Comunque vada a finire la sua storia con la Roma, Dzeko si è già guadagnato un posto d’onore nella galleria dei suoi grandi attaccanti: basti pensare alla semifinale di Champions della scorsa stagione, secondo miglior risultato di sempre dopo la finale col Liverpool del 1984, quando il centravanti era Roberto Pruzzo. A volte il bosniaco comunica una sensazione di impazienza […], dovuta al fatto che Dzeko sente il tempo agonistico sgocciolargli via – eppure sono soltanto 32 – e vuole vincere ancora: non considera sufficienti un campionato col Wolfsburg e due col City, basta ripensare alla golosità con la quale, la scorsa primavera, è andato all’assalto di Shakhtar, Barcellona e Liverpool, battezzate con un gol a partita (tranne il match in Ucraina). La stessa scelta di rifiutare il trasferimento al Chelsea lo scorso gennaio, al di là della riluttanza familiare a lasciare Roma, si basò su questo calcolo: faccio prima a togliermi qualche grossa soddisfazione qui, e da protagonista, che non a Londra, in un ambiente all’epoca impossibile. […]
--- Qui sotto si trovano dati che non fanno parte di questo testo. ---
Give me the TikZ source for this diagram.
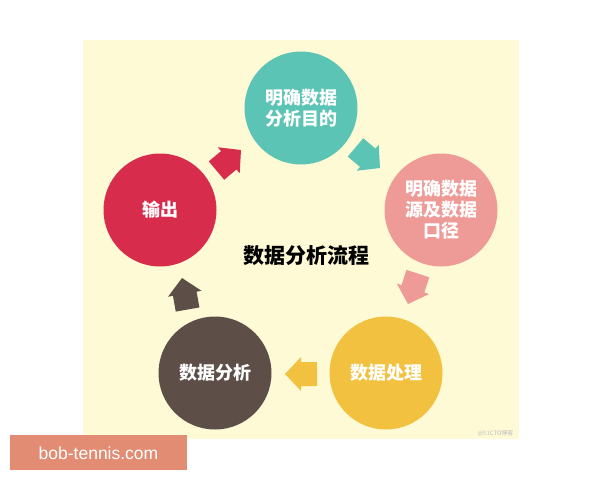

Qualche mese fa quello che è considerato il secondo gol più bello della storia – Van Basten alla Russia nella finale di Euro ‘88 – ha “compiuto” 30 anni, e un po’ tutti ci siamo chiesti quale attaccante di oggi possa in qualche modo ricordare la sublime eleganza del cigno di Utrecht. […] Pensate al gol al volo al Chelsea nel girone di Champions dell’anno scorso. Pensate al gol al volo al Torino di quest’anno, all’ultimo minuto. Okay, non ci si riempie la pancia con i gol di Dzeko. Ma gli occhi sì.